**Task directions**
Make an exact copy of the records, with the images left out.

**Raw data**

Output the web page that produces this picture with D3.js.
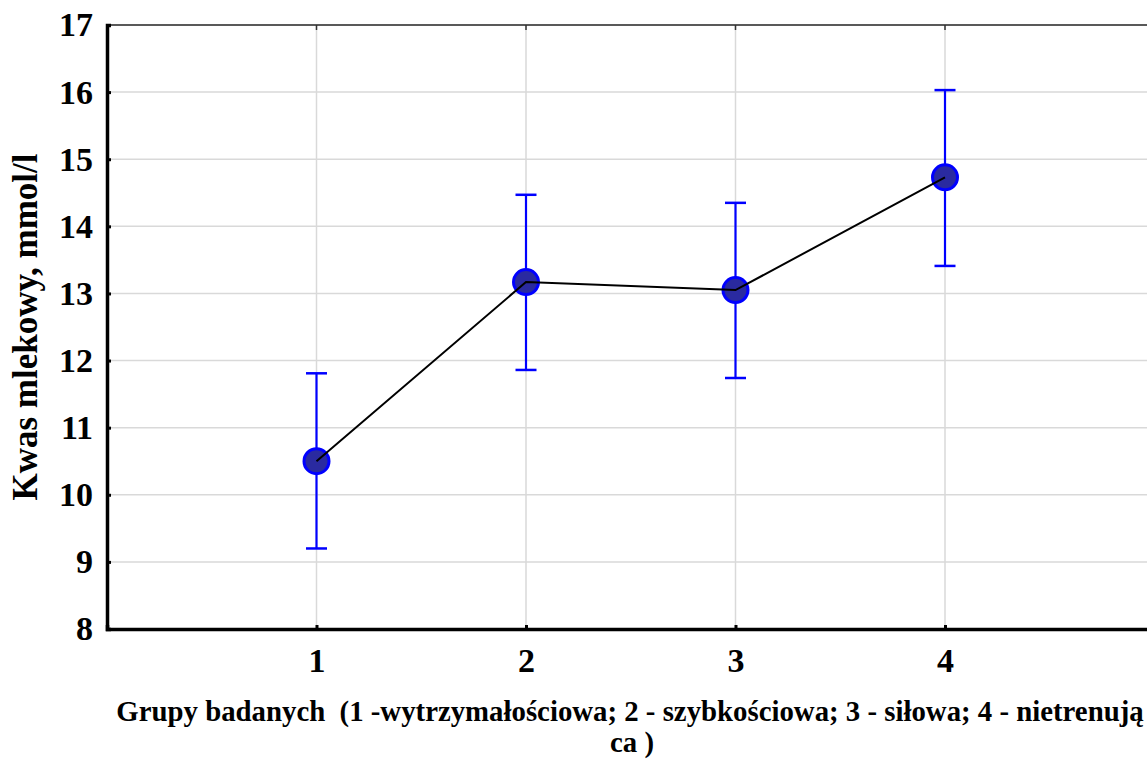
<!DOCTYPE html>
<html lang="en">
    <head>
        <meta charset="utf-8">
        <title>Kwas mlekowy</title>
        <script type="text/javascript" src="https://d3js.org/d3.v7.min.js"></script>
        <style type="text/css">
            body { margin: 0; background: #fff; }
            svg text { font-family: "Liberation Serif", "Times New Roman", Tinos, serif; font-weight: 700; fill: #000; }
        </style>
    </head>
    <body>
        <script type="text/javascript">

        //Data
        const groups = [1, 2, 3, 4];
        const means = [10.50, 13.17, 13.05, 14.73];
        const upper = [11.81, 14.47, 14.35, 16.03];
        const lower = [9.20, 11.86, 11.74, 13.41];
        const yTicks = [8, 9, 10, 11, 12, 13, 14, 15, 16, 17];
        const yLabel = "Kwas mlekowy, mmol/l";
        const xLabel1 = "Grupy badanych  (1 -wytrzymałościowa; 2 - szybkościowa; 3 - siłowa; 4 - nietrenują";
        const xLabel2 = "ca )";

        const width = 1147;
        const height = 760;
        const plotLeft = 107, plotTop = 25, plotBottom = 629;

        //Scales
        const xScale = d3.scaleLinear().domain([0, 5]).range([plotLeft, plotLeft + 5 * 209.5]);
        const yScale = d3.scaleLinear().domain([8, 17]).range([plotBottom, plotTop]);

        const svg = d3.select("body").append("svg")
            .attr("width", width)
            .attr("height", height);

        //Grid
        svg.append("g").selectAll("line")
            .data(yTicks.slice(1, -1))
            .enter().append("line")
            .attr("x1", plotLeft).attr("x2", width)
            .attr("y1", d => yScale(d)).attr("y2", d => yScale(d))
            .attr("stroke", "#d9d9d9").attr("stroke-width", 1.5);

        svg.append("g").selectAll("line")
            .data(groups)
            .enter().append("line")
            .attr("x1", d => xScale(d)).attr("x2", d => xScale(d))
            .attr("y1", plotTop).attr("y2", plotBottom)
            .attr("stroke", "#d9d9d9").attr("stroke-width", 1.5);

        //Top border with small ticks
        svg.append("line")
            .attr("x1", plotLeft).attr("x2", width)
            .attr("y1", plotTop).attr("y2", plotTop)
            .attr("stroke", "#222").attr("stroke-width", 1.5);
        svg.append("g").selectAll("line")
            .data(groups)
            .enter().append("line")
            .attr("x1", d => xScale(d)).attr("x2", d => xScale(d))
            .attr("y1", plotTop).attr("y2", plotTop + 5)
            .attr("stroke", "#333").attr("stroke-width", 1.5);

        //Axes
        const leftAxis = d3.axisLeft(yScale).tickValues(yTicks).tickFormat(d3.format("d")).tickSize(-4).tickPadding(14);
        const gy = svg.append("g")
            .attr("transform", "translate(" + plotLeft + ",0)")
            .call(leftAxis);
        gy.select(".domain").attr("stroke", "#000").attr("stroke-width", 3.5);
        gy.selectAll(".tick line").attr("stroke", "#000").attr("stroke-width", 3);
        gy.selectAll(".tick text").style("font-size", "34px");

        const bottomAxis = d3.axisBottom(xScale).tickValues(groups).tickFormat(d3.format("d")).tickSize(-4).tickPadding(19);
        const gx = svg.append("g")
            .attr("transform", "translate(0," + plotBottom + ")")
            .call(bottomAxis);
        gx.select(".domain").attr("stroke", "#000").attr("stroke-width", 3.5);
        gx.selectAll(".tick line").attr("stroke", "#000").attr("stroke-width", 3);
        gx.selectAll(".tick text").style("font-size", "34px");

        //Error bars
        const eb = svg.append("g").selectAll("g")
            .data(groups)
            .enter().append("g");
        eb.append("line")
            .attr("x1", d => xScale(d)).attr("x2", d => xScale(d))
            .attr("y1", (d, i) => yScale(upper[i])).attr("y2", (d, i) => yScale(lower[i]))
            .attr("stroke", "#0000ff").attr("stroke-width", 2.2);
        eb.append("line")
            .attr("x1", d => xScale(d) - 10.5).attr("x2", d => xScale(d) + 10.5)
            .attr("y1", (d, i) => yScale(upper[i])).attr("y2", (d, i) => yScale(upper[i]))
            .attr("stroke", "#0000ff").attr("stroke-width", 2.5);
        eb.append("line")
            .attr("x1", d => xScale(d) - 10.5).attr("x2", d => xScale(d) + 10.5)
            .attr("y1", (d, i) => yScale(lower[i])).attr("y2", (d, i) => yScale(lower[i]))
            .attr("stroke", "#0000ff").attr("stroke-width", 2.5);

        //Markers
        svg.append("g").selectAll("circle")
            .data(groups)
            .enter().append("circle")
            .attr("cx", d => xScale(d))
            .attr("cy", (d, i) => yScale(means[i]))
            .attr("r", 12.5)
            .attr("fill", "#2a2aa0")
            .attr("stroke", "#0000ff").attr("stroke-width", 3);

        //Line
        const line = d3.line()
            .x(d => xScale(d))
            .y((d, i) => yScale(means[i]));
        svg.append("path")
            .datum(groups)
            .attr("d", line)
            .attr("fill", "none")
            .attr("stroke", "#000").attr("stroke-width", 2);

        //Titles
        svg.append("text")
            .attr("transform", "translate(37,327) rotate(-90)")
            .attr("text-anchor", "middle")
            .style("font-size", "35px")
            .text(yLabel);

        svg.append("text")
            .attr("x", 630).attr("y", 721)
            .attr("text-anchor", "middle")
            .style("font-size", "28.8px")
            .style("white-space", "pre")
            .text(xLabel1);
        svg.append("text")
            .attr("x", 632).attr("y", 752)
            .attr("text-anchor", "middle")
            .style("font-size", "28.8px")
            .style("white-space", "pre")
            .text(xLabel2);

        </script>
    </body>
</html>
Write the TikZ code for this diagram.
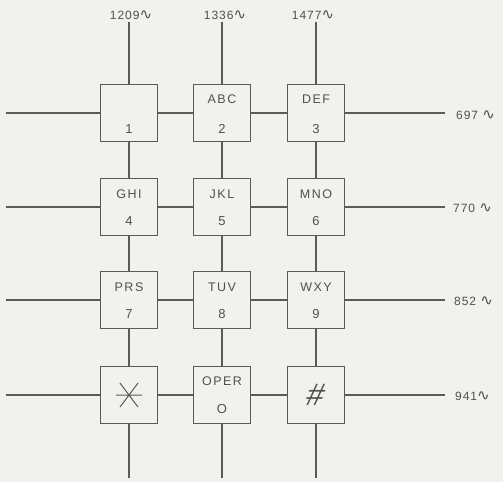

**Answer to the task**
Output the web page that produces this picture with D3.js.
<!DOCTYPE html>
<html lang="en">
    <head>
        <meta charset="utf-8">
        <title>Kwas mlekowy</title>
        <script type="text/javascript" src="https://d3js.org/d3.v7.min.js"></script>
        <style type="text/css">
            body { margin: 0; background: #fff; }
            svg text { font-family: "Liberation Serif", "Times New Roman", Tinos, serif; font-weight: 700; fill: #000; }
        </style>
    </head>
    <body>
        <script type="text/javascript">

        //Data
        const groups = [1, 2, 3, 4];
        const means = [10.50, 13.17, 13.05, 14.73];
        const upper = [11.81, 14.47, 14.35, 16.03];
        const lower = [9.20, 11.86, 11.74, 13.41];
        const yTicks = [8, 9, 10, 11, 12, 13, 14, 15, 16, 17];
        const yLabel = "Kwas mlekowy, mmol/l";
        const xLabel1 = "Grupy badanych  (1 -wytrzymałościowa; 2 - szybkościowa; 3 - siłowa; 4 - nietrenują";
        const xLabel2 = "ca )";

        const width = 1147;
        const height = 760;
        const plotLeft = 107, plotTop = 25, plotBottom = 629;

        //Scales
        const xScale = d3.scaleLinear().domain([0, 5]).range([plotLeft, plotLeft + 5 * 209.5]);
        const yScale = d3.scaleLinear().domain([8, 17]).range([plotBottom, plotTop]);

        const svg = d3.select("body").append("svg")
            .attr("width", width)
            .attr("height", height);

        //Grid
        svg.append("g").selectAll("line")
            .data(yTicks.slice(1, -1))
            .enter().append("line")
            .attr("x1", plotLeft).attr("x2", width)
            .attr("y1", d => yScale(d)).attr("y2", d => yScale(d))
            .attr("stroke", "#d9d9d9").attr("stroke-width", 1.5);

        svg.append("g").selectAll("line")
            .data(groups)
            .enter().append("line")
            .attr("x1", d => xScale(d)).attr("x2", d => xScale(d))
            .attr("y1", plotTop).attr("y2", plotBottom)
            .attr("stroke", "#d9d9d9").attr("stroke-width", 1.5);

        //Top border with small ticks
        svg.append("line")
            .attr("x1", plotLeft).attr("x2", width)
            .attr("y1", plotTop).attr("y2", plotTop)
            .attr("stroke", "#222").attr("stroke-width", 1.5);
        svg.append("g").selectAll("line")
            .data(groups)
            .enter().append("line")
            .attr("x1", d => xScale(d)).attr("x2", d => xScale(d))
            .attr("y1", plotTop).attr("y2", plotTop + 5)
            .attr("stroke", "#333").attr("stroke-width", 1.5);

        //Axes
        const leftAxis = d3.axisLeft(yScale).tickValues(yTicks).tickFormat(d3.format("d")).tickSize(-4).tickPadding(14);
        const gy = svg.append("g")
            .attr("transform", "translate(" + plotLeft + ",0)")
            .call(leftAxis);
        gy.select(".domain").attr("stroke", "#000").attr("stroke-width", 3.5);
        gy.selectAll(".tick line").attr("stroke", "#000").attr("stroke-width", 3);
        gy.selectAll(".tick text").style("font-size", "34px");

        const bottomAxis = d3.axisBottom(xScale).tickValues(groups).tickFormat(d3.format("d")).tickSize(-4).tickPadding(19);
        const gx = svg.append("g")
            .attr("transform", "translate(0," + plotBottom + ")")
            .call(bottomAxis);
        gx.select(".domain").attr("stroke", "#000").attr("stroke-width", 3.5);
        gx.selectAll(".tick line").attr("stroke", "#000").attr("stroke-width", 3);
        gx.selectAll(".tick text").style("font-size", "34px");

        //Error bars
        const eb = svg.append("g").selectAll("g")
            .data(groups)
            .enter().append("g");
        eb.append("line")
            .attr("x1", d => xScale(d)).attr("x2", d => xScale(d))
            .attr("y1", (d, i) => yScale(upper[i])).attr("y2", (d, i) => yScale(lower[i]))
            .attr("stroke", "#0000ff").attr("stroke-width", 2.2);
        eb.append("line")
            .attr("x1", d => xScale(d) - 10.5).attr("x2", d => xScale(d) + 10.5)
            .attr("y1", (d, i) => yScale(upper[i])).attr("y2", (d, i) => yScale(upper[i]))
            .attr("stroke", "#0000ff").attr("stroke-width", 2.5);
        eb.append("line")
            .attr("x1", d => xScale(d) - 10.5).attr("x2", d => xScale(d) + 10.5)
            .attr("y1", (d, i) => yScale(lower[i])).attr("y2", (d, i) => yScale(lower[i]))
            .attr("stroke", "#0000ff").attr("stroke-width", 2.5);

        //Markers
        svg.append("g").selectAll("circle")
            .data(groups)
            .enter().append("circle")
            .attr("cx", d => xScale(d))
            .attr("cy", (d, i) => yScale(means[i]))
            .attr("r", 12.5)
            .attr("fill", "#2a2aa0")
            .attr("stroke", "#0000ff").attr("stroke-width", 3);

        //Line
        const line = d3.line()
            .x(d => xScale(d))
            .y((d, i) => yScale(means[i]));
        svg.append("path")
            .datum(groups)
            .attr("d", line)
            .attr("fill", "none")
            .attr("stroke", "#000").attr("stroke-width", 2);

        //Titles
        svg.append("text")
            .attr("transform", "translate(37,327) rotate(-90)")
            .attr("text-anchor", "middle")
            .style("font-size", "35px")
            .text(yLabel);

        svg.append("text")
            .attr("x", 630).attr("y", 721)
            .attr("text-anchor", "middle")
            .style("font-size", "28.8px")
            .style("white-space", "pre")
            .text(xLabel1);
        svg.append("text")
            .attr("x", 632).attr("y", 752)
            .attr("text-anchor", "middle")
            .style("font-size", "28.8px")
            .style("white-space", "pre")
            .text(xLabel2);

        </script>
    </body>
</html>
Write the TikZ code for this diagram.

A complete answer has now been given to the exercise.